Every Google account comes with 15GB of free storage.
Make as many Google accounts as you need.
Store files in Google Drive up to the limit for each account, then add links to the other GDrive archives.
Organize the files as needed.
Maybe make a free web page in Wix, Wordpress, or whatever with links to the files easy to search and find.
Pass the userid and passwords to the GDrive and webpages to whomever wants to be your successor.
You will be dependent on the generosity of Google, Wix, Wordpress or whatever to not cleanup the webpages and files due to inactivity.
So keep a backup. Torrents can be messy because they can be broken if there are no seeders.
If the content is static, then I’d recommend some older P2P filesharing like eD2K to keep one big zip/rar file backup shared among peers.
thank you. but i would prefer not to host stuff on google drive. but some other provider could work (as i said, i am willing to pay a reasonable amount).
So keep a backup. Torrents can be messy because they can be broken if there are no seeders.
If the content is static, then I’d recommend some older P2P filesharing like eD2K to keep one big zip/rar file backup shared among peers.
yes. content would be partially static. most files will not update, only new stuff will be added. and some files be updated.
And something like syncthing
i do not think syncting would scale well with ~200 people during exam seasons.

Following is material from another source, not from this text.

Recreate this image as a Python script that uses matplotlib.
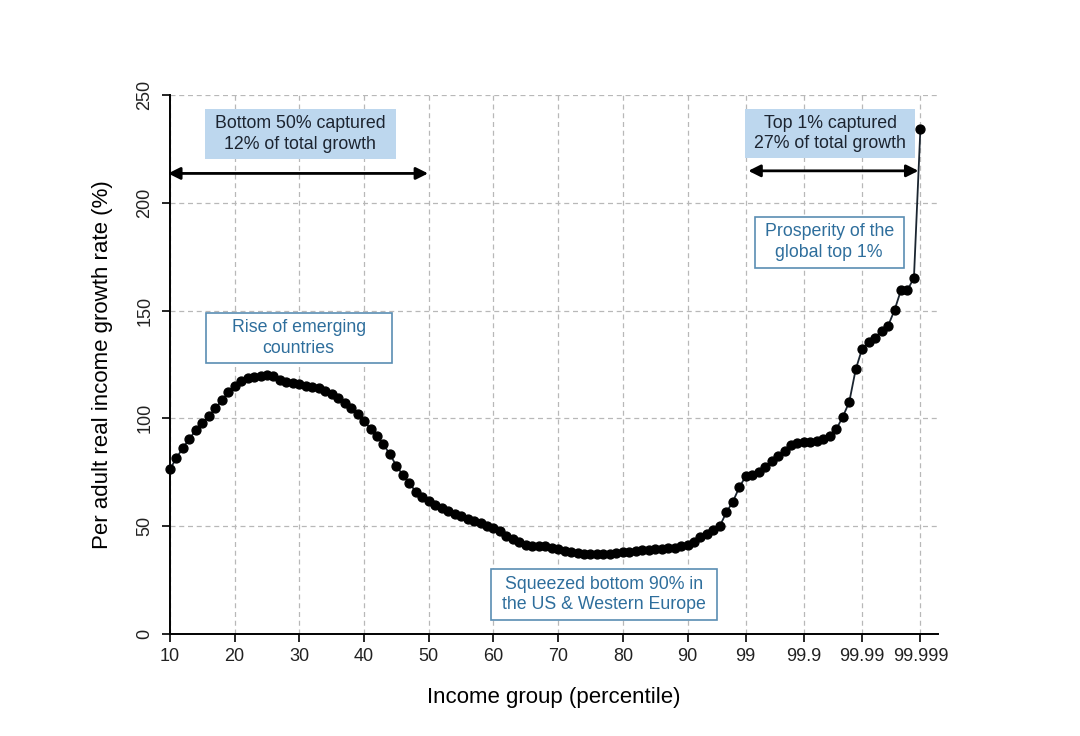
import matplotlib
matplotlib.use('Agg')
import matplotlib.pyplot as plt
from matplotlib.patches import Rectangle

plt.rcParams['font.family'] = ['Liberation Sans', 'DejaVu Sans']

# growth rate per income group, points evenly spaced by index
# p10..p99, then 99.1..99.9, 99.91..99.99, 99.991..99.999
growth = [
    76.5, 81.6, 86.4, 90.5, 94.6, 98.0, 101.0, 104.6, 108.3, 112.0,   # p10-p19
    115.0, 117.3, 118.8, 119.3, 119.6, 120.0, 119.6, 118.0, 117.0, 116.5,  # p20-p29
    115.8, 115.1, 114.5, 113.9, 112.7, 111.1, 109.3, 107.0, 104.9, 102.0,  # p30-p39
    98.7, 95.2, 91.8, 87.9, 83.3, 78.0, 73.7, 69.9, 66.0, 63.7,       # p40-p49
    61.5, 60.0, 58.3, 57.0, 55.7, 54.5, 53.3, 52.3, 51.4, 50.3,       # p50-p59
    49.2, 47.6, 45.6, 44.0, 42.6, 41.5, 41.0, 40.9, 40.7, 40.0,       # p60-p69
    39.3, 38.6, 38.0, 37.5, 37.2, 37.0, 37.0, 37.1, 37.3, 37.5,       # p70-p79
    37.8, 38.2, 38.6, 38.9, 39.1, 39.3, 39.5, 39.7, 40.0, 40.6,       # p80-p89
    41.5, 42.8, 44.8, 46.4, 48.2, 50.1, 56.4, 61.3, 68.0,             # p90-p98
    73.2,                                                             # p99
    73.7, 75.2, 77.3, 80.2, 82.7, 84.8, 87.5, 88.7, 89.0,             # 99.1-99.9
    89.0, 89.5, 90.3, 91.9, 95.0, 100.7, 107.6, 122.7, 132.4,         # 99.91-99.99
    135.2, 137.5, 140.6, 142.9, 150.2, 159.5, 159.5, 165.2, 234.4,    # 99.991-99.999
]
tick_pos = [0, 10, 20, 30, 40, 50, 60, 70, 80, 89, 98, 107, 116]
tick_labels = ['10', '20', '30', '40', '50', '60', '70', '80', '90',
               '99', '99.9', '99.99', '99.999']
y_ticks = [0, 50, 100, 150, 200, 250]

fig = plt.figure(figsize=(10.8, 7.36), dpi=100)
ax = fig.add_axes([0.1574, 0.1386, 0.711, 0.7324])

ax.plot(range(len(growth)), growth, color='#1b2530', lw=1.3,
        marker='o', ms=6.4, mfc='black', mec='black', zorder=5, clip_on=False)

ax.set_xlim(0, 118.7)
ax.set_ylim(0, 250)
ax.set_xticks(tick_pos)
ax.set_xticklabels(tick_labels, fontsize=13)
ax.set_yticks(y_ticks)
ax.set_yticklabels([str(v) for v in y_ticks], fontsize=13, rotation=90, va='center')
ax.tick_params(direction='out', length=6, width=1.2, colors='black', labelcolor='#222222')
ax.tick_params(axis='x', pad=4)
ax.tick_params(axis='y', pad=6)

ax.grid(True, color='#b8b8b8', ls=(0, (4, 3)), lw=0.9)
ax.set_axisbelow(True)
for s in ['top', 'right']:
    ax.spines[s].set_visible(False)
for s in ['left', 'bottom']:
    ax.spines[s].set_linewidth(1.4)

ax.set_xlabel('Income group (percentile)', fontsize=16, labelpad=16)
ax.set_ylabel('Per adult real income growth rate (%)', fontsize=16, labelpad=17)


def label_box(x0, x1, y0, y1, text, fill, edge, tcolor):
    ax.add_patch(Rectangle((x0, y0), x1 - x0, y1 - y0, facecolor=fill,
                           edgecolor=edge, lw=1.2, zorder=3, clip_on=False))
    ax.text((x0 + x1) / 2, (y0 + y1) / 2, text, ha='center', va='center',
            fontsize=12.8, color=tcolor, linespacing=1.28, zorder=4)


# shares captured
label_box(5.4, 34.9, 220.3, 243.6, 'Bottom 50% captured\n12% of total growth',
          '#bdd7ee', 'none', '#1c2430')
label_box(88.9, 115.15, 220.7, 243.6, 'Top 1% captured\n27% of total growth',
          '#bdd7ee', 'none', '#1c2430')

arr = dict(arrowstyle='<|-|>', color='black', lw=2, mutation_scale=18, shrinkA=0, shrinkB=0)
ax.annotate('', xy=(-0.3, 213.6), xytext=(39.9, 213.6), arrowprops=arr, annotation_clip=False)
ax.annotate('', xy=(89.4, 214.8), xytext=(115.7, 214.8), arrowprops=arr, annotation_clip=False)

# descriptive boxes
label_box(5.5, 34.3, 125.6, 149.0, 'Rise of emerging\ncountries',
          'white', '#5a8db3', '#2e6e9c')
label_box(90.4, 113.4, 169.7, 193.6, 'Prosperity of the\nglobal top 1%',
          'white', '#5a8db3', '#2e6e9c')
label_box(49.6, 84.6, 6.5, 30.1, 'Squeezed bottom 90% in\nthe US & Western Europe',
          'white', '#5a8db3', '#2e6e9c')

fig.savefig('out.png', dpi=100, facecolor='white')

Also, that would require everyone to download syncthing (practically impossible task)(i think syncthing android app is depreceated or something, and only forks are alive, no idea about ioss clients). Also, that would actually download stuff, all from one server, that would be expensive (fetching 1 file or 1 course worth of file is relatively cheaper as compared to fetching all course files. At that point, i might as well implement a private torrent.
As a note, I believe that syncthing will actually scale up with more nodes as they will all share with each other if they know each other. If you’re doing this 1 to many then this is not the case of course.

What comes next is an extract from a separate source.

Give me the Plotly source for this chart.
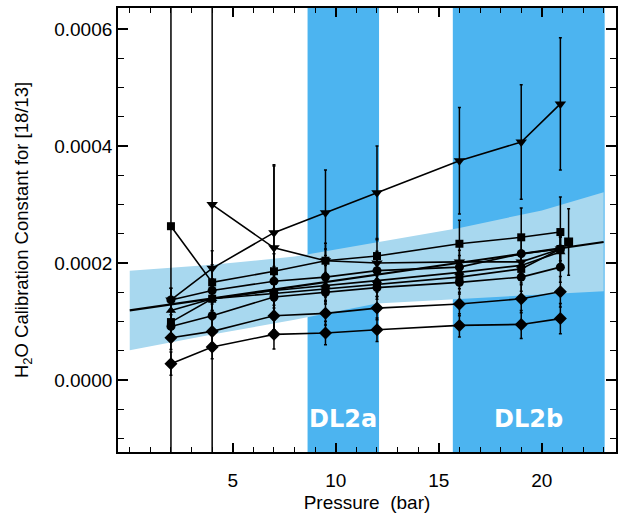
import plotly.graph_objects as go

# ---- data ----
pressures = [2, 4, 7, 9.5, 12, 16, 19, 20.9]
pressures_a = [4, 7, 9.5, 12, 16, 19, 20.9]

series_a = [0.000300, 0.000226, 0.000204, 0.000200, 0.000202, 0.000202, 0.000224]
err_a = [0.0010, 0.00014, 0.00002, 0.00002, 0.00002, 0.00002, 0.00002]

series_b = [0.000137, 0.000191, 0.000252, 0.000286, 0.000320, 0.000375, 0.000407, 0.000472]
err_b = [0.00002, 0.00003, 0.000116, 0.000073, 0.000080, 0.000091, 0.000098, 0.000113]

series_c = [0.000263, 0.000167, 0.000186, 0.000204, 0.000212, 0.000233, 0.000244, 0.000253]
err_c = [0.0010, 0.00003, 0.00003, 0.00003, 0.00003, 0.00004, 0.00005, 0.00006]

series_j = [0.000137, 0.000153, 0.000169, 0.000176, 0.000187, 0.000193, 0.000216, 0.000224]
series_i = [0.000119, 0.000139, 0.000153, 0.000162, 0.000170, 0.000184, 0.000196, 0.000219]
series_h = [0.0000991, 0.000139, 0.000148, 0.000156, 0.000163, 0.000176, 0.000190, 0.000224]
series_g = [0.0000917, 0.000110, 0.000142, 0.000150, 0.000158, 0.000167, 0.000176, 0.000193]
series_f = [0.0000724, 0.0000832, 0.000110, 0.000114, 0.000123, 0.000130, 0.000139, 0.000151]
series_e = [0.0000280, 0.0000564, 0.0000781, 0.0000803, 0.0000861, 0.0000934, 0.0000951, 0.000105]
err_small = [0.00002, 0.00002, 0.000025, 0.00002, 0.00002, 0.00002, 0.000024, 0.000026]

mean_x = [21.3]
mean_y = [0.000236]
mean_err = [0.000057]

fit_x = [0, 23]
fit_y = [0.000119, 0.000236]

band_x = [0, 4, 8, 12, 16, 20, 23]
band_upper = [0.000187, 0.000197, 0.000211, 0.000235, 0.000260, 0.000290, 0.000321]
band_lower = [0.000051, 0.000078, 0.000103, 0.000131, 0.000138, 0.000146, 0.000152]

dl_names = ["DL2a", "DL2b"]
dl_starts = [8.63, 15.68]
dl_ends = [12.1, 23.05]
dl_label_x = [10.35, 19.35]
dl_label_y = -0.000066

DARK = "#4cb4f0"
LIGHT = "#a8d8ef"

fig = go.Figure()

# light confidence band
fig.add_trace(go.Scatter(
    x=band_x + band_x[::-1], y=band_upper + band_lower[::-1],
    fill="toself", fillcolor=LIGHT, line=dict(width=0), mode="lines",
    hoverinfo="skip", showlegend=False))

fig.add_trace(go.Scatter(x=fit_x, y=fit_y, mode="lines",
                         line=dict(color="black", width=2.2), showlegend=False))


def add_series(xs, ys, errs, symbol, size=9):
    fig.add_trace(go.Scatter(
        x=xs, y=ys, mode="lines+markers",
        line=dict(color="black", width=1.6),
        marker=dict(symbol=symbol, size=size, color="black"),
        error_y=dict(type="data", array=errs, color="black", thickness=1.5, width=1.5),
        showlegend=False))


add_series(pressures, series_e, err_small, "diamond", 10)
add_series(pressures, series_f, err_small, "diamond", 10)
add_series(pressures, series_g, err_small, "circle", 9)
add_series(pressures, series_h, err_small, "square", 8)
add_series(pressures, series_i, err_small, "triangle-up", 9)
add_series(pressures, series_j, err_small, "circle", 9)
add_series(pressures, series_c, err_c, "square", 8)
add_series(pressures_a, series_a, err_a, "triangle-down", 10)
add_series(pressures, series_b, err_b, "triangle-down", 10)
add_series(mean_x, mean_y, mean_err, "square", 9)

shapes = []
annotations = []
for name, x0, x1, lx in zip(dl_names, dl_starts, dl_ends, dl_label_x):
    shapes.append(dict(type="rect", xref="x", yref="paper", x0=x0, x1=x1, y0=0, y1=1,
                       fillcolor=DARK, line=dict(width=0), layer="below"))
    annotations.append(dict(x=lx, y=dl_label_y, xref="x", yref="y", text=name, showarrow=False,
                            font=dict(family="DejaVu Sans", size=24, color="white", weight="bold")))

axis_font = dict(family="Liberation Sans, Arial", size=19, color="black")

fig.update_layout(
    width=624, height=519,
    margin=dict(l=118, r=6, t=7, b=67),
    paper_bgcolor="white", plot_bgcolor="white",
    shapes=shapes, annotations=annotations,
    showlegend=False,
    font=axis_font,
    xaxis=dict(
        range=[-0.57, 23.6], tickmode="array", tickvals=[5, 10, 15, 20],
        ticks="inside", ticklen=9, tickwidth=1.5, tickcolor="black",
        ticklabelstandoff=10,
        minor=dict(dtick=1, tick0=0, ticks="inside", ticklen=5, tickwidth=1.2, tickcolor="black"),
        showline=True, linecolor="black", linewidth=1.8, mirror="ticks",
        showgrid=False, zeroline=False,
        title=dict(text="Pressure  (bar)", font=axis_font, standoff=6),
        tickfont=axis_font,
    ),
    yaxis=dict(
        range=[-0.000123, 0.000636], tickmode="array",
        tickvals=[0, 0.0002, 0.0004, 0.0006], tickformat=".4f",
        ticks="inside", ticklen=10, tickwidth=1.5, tickcolor="black",
        minor=dict(dtick=0.00005, tick0=0, ticks="inside", ticklen=6, tickwidth=1.2, tickcolor="black"),
        showline=True, linecolor="black", linewidth=1.8, mirror="ticks",
        showgrid=False, zeroline=False,
        title=dict(text="H<sub>2</sub>O Calibration Constant for [18/13]",
                   font=dict(family="Liberation Sans, Arial", size=18.5, color="black"), standoff=21),
        tickfont=axis_font,
    ),
)

fig.write_html("out.html")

i did not know syncting could have multiple masters. afaik, syncthing had a master-slave architecture, where a folder on a device is master, and another folder is slave (both can true simultaneously, a folder can be used both as source and sync). if there is another folder, it can be slave of prior 2, but not master, because then you can have conflicting results (which master to pick). do you possibly mean something like a pyramid/tree architecture, where a father nodes has 2 daughter node, and each daughter has 2 and so on. if so, that is even harder to setup (getting people to ask others if they will be their father/daughter cell. this also has problem if some node is out of sync (because of being offline or something), daughters and grand daughter will also not sync. A cyclic link list is also possible, but again chain can be broken. and this can not be a doubly linked list either (2 masters). or is there some other way?
The way I’ve been using it for a few years is that most of my machines can see each other and I have a shared folder and versioning setup. As I add things they move between the different machines and once an additional machine has it it is available to the others until everything is in sync
You can definitely do chain topologies which are useful for certain things with a single source of truth
Resilio Sync has an option for selective sync - it’ll only sync files that a person selects.

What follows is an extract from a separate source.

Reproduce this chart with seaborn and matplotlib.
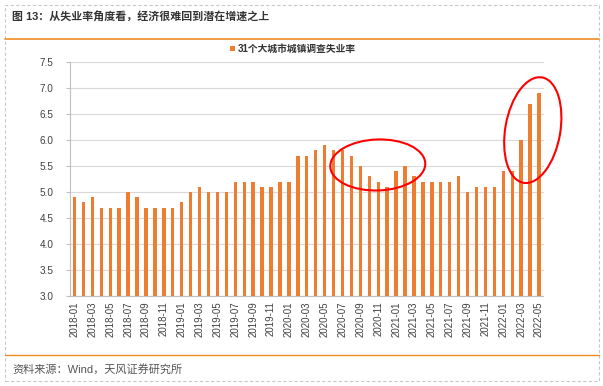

It can be set read only (read/write is determined by the key someone is given, plus you can enable an approval mechanism and expiry of a key).
Not sure that really fits your use-case.
thanks for the suggesion, but syncing is not the problem currently. I can use stuff like rsync, or rclone for drive providers. problem is where to sync to.
intended audience is essentially tech illiterate
Use cryptomator to create an encrypted volume (a folder), that you can then share through whichever cloud you want (like mega or one of the bigger ones).
it is meant to be editted by others. I do not think many others will be able to use cryptomator (afaik you would have to download the whole cryptomator folder, and then update). Still, thanks!